Arthur L. Menzies Garden of California Native Plants Highlights
The state flower of California, this annual is often seen sporting orange flowers, but flower color can actually vary from pale yellow to deep orange/red. Poppies are named for the 'popping' sound that the seedpods make when they split.
This perennial herbaceous plant grows from two to three feet with clusters of flowers which range from pale pink, purple, white to greenish. The flowers attract the monarch butterfly, supplying food and habitat. The plants are mildly toxic and the alkaloids that they contain give the monarch butterflies that feed on them, protection from predators.
Arctostaphylos hookeri ssp. franciscana
This San Francisco native was considered to be extinct in the wild for 70 years until spotted during road construction in 2009. The plant was moved to a secret location; however hundreds of cuttings were taken and given to botanical gardens across the Bay Area for propagation. The small urn-shaped white flowers appear in winter followed by small apple-like edible fruits. Manzanita is Spanish for 'little apple'.
This native to the coasts of California and Oregon has silver white foliage with flowers that often whither from various shades of pink to rose. They attract bees and butterflies, providing pollen and nectar. A concoction consisting of stems, leaves and roots was used by indigenous peoples for coughs and colds.
A spreading perennial herb with red-orange fuchsia-like flowers, this plant is one of the few in flower from late summer to early fall. It serves as an important food source for hummingbirds, for which the red color and tubular shape flowers are perfectly designed.
Matilija poppy, fried egg poppy
Among California wildflowers there is no bigger flower, nor a more elegant specimen.
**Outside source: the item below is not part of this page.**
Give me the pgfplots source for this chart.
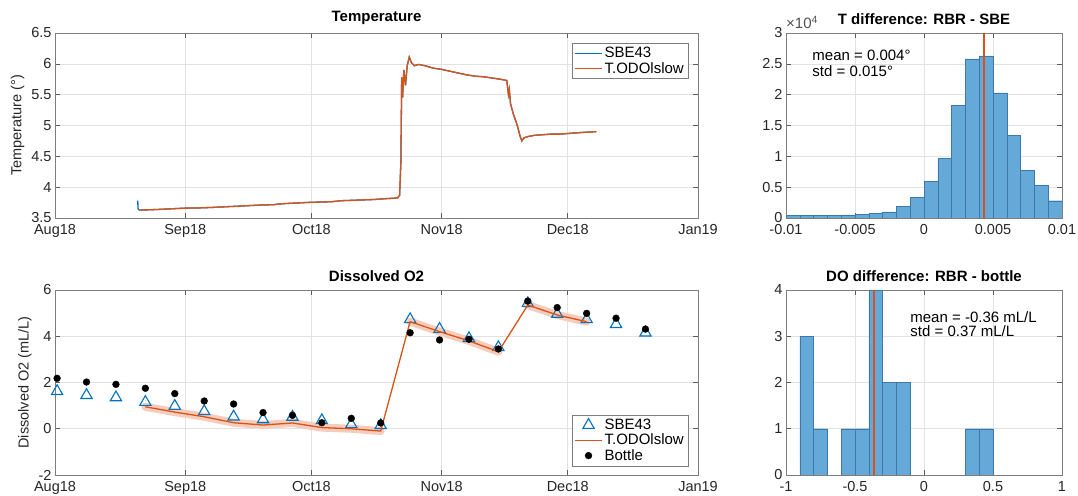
\documentclass[border=0pt]{standalone}
\usepackage{pgfplots}
\pgfplotsset{compat=1.18}
\usepackage{fontspec}
\setmainfont{Liberation Sans}
\definecolor{mblue}{RGB}{0,114,189}
\definecolor{morange}{RGB}{217,83,25}
\definecolor{mband}{RGB}{246,205,188}
\definecolor{hfill}{RGB}{100,169,215}
\definecolor{hedge}{RGB}{62,120,170}
\definecolor{axgray}{RGB}{38,38,38}
\definecolor{gridgray}{RGB}{226,226,226}
\pgfplotsset{
  mstyle/.style={
    scale only axis,
    clip mode=individual,
    axis line style={draw=axgray!60, line width=0.6pt},
    tick style={draw=axgray!75, line width=0.5pt},
    major tick length=5pt,
    tick align=inside,
    grid=major,
    major grid style={draw=gridgray, line width=0.5pt},
    ticklabel style={font=\fontsize{14.5}{16}\selectfont, text=axgray},
    xticklabel style={yshift=-2.5pt},
    /pgf/number format/assume math mode=true,
    scaled ticks=false,
    label style={font=\fontsize{14.5}{16}\selectfont, text=axgray},
    title style={font=\fontsize{15}{17}\selectfont\bfseries, yshift=-1pt},
    legend style={font=\fontsize{15}{17.5}\selectfont, draw=axgray!60, fill=white, inner sep=2pt, row sep=-1pt, cells={anchor=west}},
    legend image code/.code={\draw[mark repeat=2,mark phase=2,#1] plot coordinates {(0pt,0pt) (13.5pt,0pt) (27pt,0pt)};},
  },
  dateaxis/.style={
    xmin=0, xmax=153,
    xtick={0,31,61,92,122,153},
    xticklabels={Aug18,Sep18,Oct18,Nov18,Dec18,Jan19},
  },
  bluelegend/.style={legend image code/.code={\draw[draw=mblue, line width=1.2pt] (0pt,0pt) -- (27pt,0pt);}},
  orangelegend/.style={legend image code/.code={\draw[draw=morange, line width=1.2pt] (0pt,0pt) -- (27pt,0pt);}},
}
\pgfplotstableread{
d T
20.0 3.63
22 3.632
25 3.64
28 3.65
31 3.66
34 3.663
37 3.67
40 3.68
43 3.69
46 3.70
49 3.71
52 3.715
53 3.725
55 3.735
58 3.745
61 3.755
64 3.76
66 3.765
68 3.78
70 3.785
72 3.79
76 3.80
79 3.815
81.5 3.825
82.0 3.87
82.3 4.40
82.5 5.78
82.7 5.45
83.0 5.90
83.4 5.65
83.8 5.97
84.3 6.11
84.8 6.02
85.5 5.97
86.5 5.99
88 5.97
90 5.93
92 5.91
94 5.88
96 5.85
98 5.82
100 5.80
102 5.79
104 5.77
106 5.75
107.5 5.73
107.9 5.50
108.1 5.58
108.4 5.35
109 5.20
110 5.00
110.7 4.82
111.1 4.75
111.6 4.80
112.5 4.82
114 4.84
116 4.85
118 4.86
120 4.86
122 4.87
124 4.88
126 4.89
128.8 4.90
}\temptab
\pgfplotstableread{
d sbe bottle
0.5 1.62 2.18
7.5 1.45 2.02
14.5 1.35 1.92
21.5 1.15 1.75
28.5 0.98 1.52
35.5 0.75 1.20
42.5 0.52 1.07
49.5 0.40 0.70
56.5 0.51 0.58
63.5 0.36 0.26
70.5 0.19 0.45
77.5 0.15 0.25
84.5 4.73 4.15
91.5 4.31 3.84
98.5 3.91 3.87
105.5 3.52 3.45
112.5 5.42 5.52
119.5 4.96 5.24
126.5 4.73 4.99
133.5 4.52 4.78
140.5 4.15 4.31
}\dotab
\pgfplotstableread{
d o
21.5 0.95
28.5 0.72
35.5 0.52
42.5 0.26
49.5 0.16
56.5 0.25
63.5 0.05
70.5 0.00
77.5 -0.10
84.5 4.63
91.5 4.20
98.5 3.80
105.5 3.33
112.5 5.35
119.5 4.92
126.5 4.63
}\odotab
\begin{document}
\begin{tikzpicture}[x=1pt,y=1pt]
\useasboundingbox (0,0) rectangle (1078,495);
% Temperature
\begin{axis}[mstyle, dateaxis, at={(55pt,277pt)}, anchor=south west, width=643pt, height=185pt,
  ymin=3.5, ymax=6.5, ytick={3.5,4,4.5,5,5.5,6,6.5},
  title={Temperature}, ylabel={Temperature (°)},
  legend style={at={(1,1)}, anchor=north east, xshift=-10pt, yshift=-10pt}]
\addplot[draw=mblue, line width=1.3pt, bluelegend] coordinates {(19.7,3.78) (19.75,3.65) (20,3.63)};
\addplot[draw=mblue, line width=1.3pt, forget plot] table[x=d,y=T] {\temptab};
\addplot[draw=morange, line width=1.3pt, orangelegend] table[x=d,y=T] {\temptab};
\legend{SBE43,T.ODOlslow}
\end{axis}
% DO
\begin{axis}[mstyle, dateaxis, at={(55pt,20pt)}, anchor=south west, width=643pt, height=185pt,
  ymin=-2, ymax=6, ytick={-2,0,2,4,6},
  title={Dissolved O2}, ylabel={Dissolved O2 (mL/L)},
  legend style={at={(1,0)}, anchor=south east, xshift=-10pt, yshift=9pt}]
\addplot[draw=mband, line width=8pt, line join=round, line cap=round, forget plot] coordinates {(21.5,0.95) (28.5,0.72) (35.5,0.52) (42.5,0.26) (49.5,0.16) (56.5,0.25) (63.5,0.05) (70.5,0.00) (77.5,-0.10)};
\addplot[draw=mband, line width=8pt, line join=round, line cap=round, forget plot] coordinates {(84.5,4.63) (91.5,4.20) (98.5,3.80) (105.5,3.33)};
\addplot[draw=mband, line width=8pt, line join=round, line cap=round, forget plot] coordinates {(112.5,5.35) (119.5,4.92) (126.5,4.63)};
\addplot[only marks, mark=triangle, mark size=6.5pt, mblue, mark options={draw=mblue, line width=1.1pt}] table[x=d,y=sbe] {\dotab};
\addplot[draw=morange, line width=1.3pt, orangelegend] table[x=d,y=o] {\odotab};
\addplot[only marks, mark=*, mark size=3.4pt, black, mark options={draw=black, fill=black}] table[x=d,y=bottle] {\dotab};
\legend{SBE43,T.ODOlslow,Bottle}
\end{axis}
% T hist
\begin{axis}[mstyle, at={(786pt,277pt)}, anchor=south west, width=276pt, height=185pt,
  xmin=-0.01, xmax=0.01, xtick={-0.01,-0.005,0,0.005,0.01},
  xticklabels={-0.01,-0.005,0,0.005,0.01},
  ymin=0, ymax=3, ytick={0,0.5,1,1.5,2,2.5,3},
  title={T difference: RBR - SBE}]
\addplot[ybar interval, fill=hfill, draw=hedge, line width=0.4pt] coordinates {
(-0.010,0.043) (-0.009,0.040) (-0.008,0.040) (-0.007,0.045) (-0.006,0.050)
(-0.005,0.058) (-0.004,0.075) (-0.003,0.100) (-0.002,0.19) (-0.001,0.33)
(0.000,0.59) (0.001,0.97) (0.002,1.83) (0.003,2.58) (0.004,2.63)
(0.005,2.03) (0.006,1.34) (0.007,0.77) (0.008,0.53) (0.009,0.28) (0.010,0.28)};
\addplot[draw=morange, line width=2.2pt] coordinates {(0.00433,0) (0.00433,3)};
\node[anchor=west, inner sep=0pt, font=\fontsize{15}{17}\selectfont] at (axis cs:-0.0081,2.64) {mean = 0.004°};
\node[anchor=west, inner sep=0pt, font=\fontsize{15}{17}\selectfont] at (axis cs:-0.0081,2.38) {std = 0.015°};
\node[anchor=south west, inner sep=0pt, font=\fontsize{15}{16}\selectfont, text=axgray!80] at (rel axis cs:0,1) [yshift=4pt] {×10\textsuperscript{4}};
\end{axis}
% DO hist
\begin{axis}[mstyle, at={(786pt,20pt)}, anchor=south west, width=276pt, height=185pt,
  xmin=-1, xmax=1, xtick={-1,-0.5,0,0.5,1},
  ymin=0, ymax=4, ytick={0,1,2,3,4},
  title={DO difference: RBR - bottle}]
\addplot[ybar interval, fill=hfill, draw=hedge, line width=0.4pt] coordinates {(-0.9,3) (-0.8,1) (-0.7,1)};
\addplot[ybar interval, fill=hfill, draw=hedge, line width=0.4pt] coordinates {(-0.6,1) (-0.5,1) (-0.4,4) (-0.3,2) (-0.2,2) (-0.1,2)};
\addplot[ybar interval, fill=hfill, draw=hedge, line width=0.4pt] coordinates {(0.3,1) (0.4,1) (0.5,1)};
\addplot[draw=morange, line width=2.2pt] coordinates {(-0.36,0) (-0.36,4)};
\node[anchor=west, inner sep=0pt, font=\fontsize{15}{17}\selectfont] at (axis cs:-0.10,3.42) {mean = -0.36 mL/L};
\node[anchor=west, inner sep=0pt, font=\fontsize{15}{17}\selectfont] at (axis cs:-0.10,3.10) {std = 0.37 mL/L};
\end{axis}
\end{tikzpicture}
\end{document}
The seven-foot stems support flowers that are five inches across with six crinkly snow-white petals and numerous orange stamens in their center (hence the common name fried egg poppy).
Dune tansy is an uncommon native to the Pacific Coast of North America, from the Bay Area northward, where it grows in sand dunes and other coastline habitat. It is also found growing across northern Canada, north-central United States and Eurasia. As a shrubby evergreen groundcover, it creates drifts of soft fern-like foliage that is hairy, glandular, and aromatic. Yellow, button-shaped flowers form small clusters atop stalks up to two feet tall.
Over 30 varieties of clarkia adorn California from May to September. Many have pink cup-like flowers with inner purple markings while others have petals shredded like silk ribbons. San Francisco has its very own Clarkia franciscana growing in the Presidio.
Symphoricarpos albus ssp. laevigatus
Found in canyons, shady woods and stream banks in northwest California, this shrub can reach up to 15 feet. The flowers are small, pink, and bell- shaped but the real showstopper here are the white berries. They are edible but some compare the taste to soap, often leaving them to rot on the stems. Some birds, including thrashers will eat them when all other options have been exhausted.
canyon live oak
Oaks are a common and quite majestic tree found in the California landscape. This particular oak can be found in canyons and steep slopes to 2000m throughout the mountainous regions in the state. Growing to 25m, it has dark green leaves often with spiny tips. The acorns are covered in bright gold hairs which gives rise to its other common name: golden cup oak.
Redwood Grove Highlights
These tallest of living trees have thick, reddish- brown bark that gets its color from tannins, bitter chemicals that help the tree resist burning and insect damage. These trees are native to protected coastal valleys of northern California and Oregon, and the tallest trees in the Garden are over 100 years old.
This evergreen groundcover has light-sensitive leaves that fold in the sun. Pink flowers grow on slender stalks in the spring and summer.
This groundcover has distinctive heart-shaped leaves that cover the forest floor. In the summer, small cup-shaped maroon flowers have thin "tails" extending away from the blossom-like rays, and appear under the leaves in complete shade. A ginger odor is released through rubbing or crushing the leaves.
This evergreen shrub is one of the most common understory plants in the redwood forest. Small white bell-shaped flowers adorn it in spring, followed by deep blue berries in the fall.
Growing along forest streams, the deep green leaves and bright yellow leaf-like flower of this plant become apparent in the summer along with the skunk-like odor that gives this plant its name.
western sword fern
Thriving on the rich, moist forest floor, this fern usually grows to a height of two to four feet. It has a projection at the base of each leaflet, which resembles the hilt of a sword.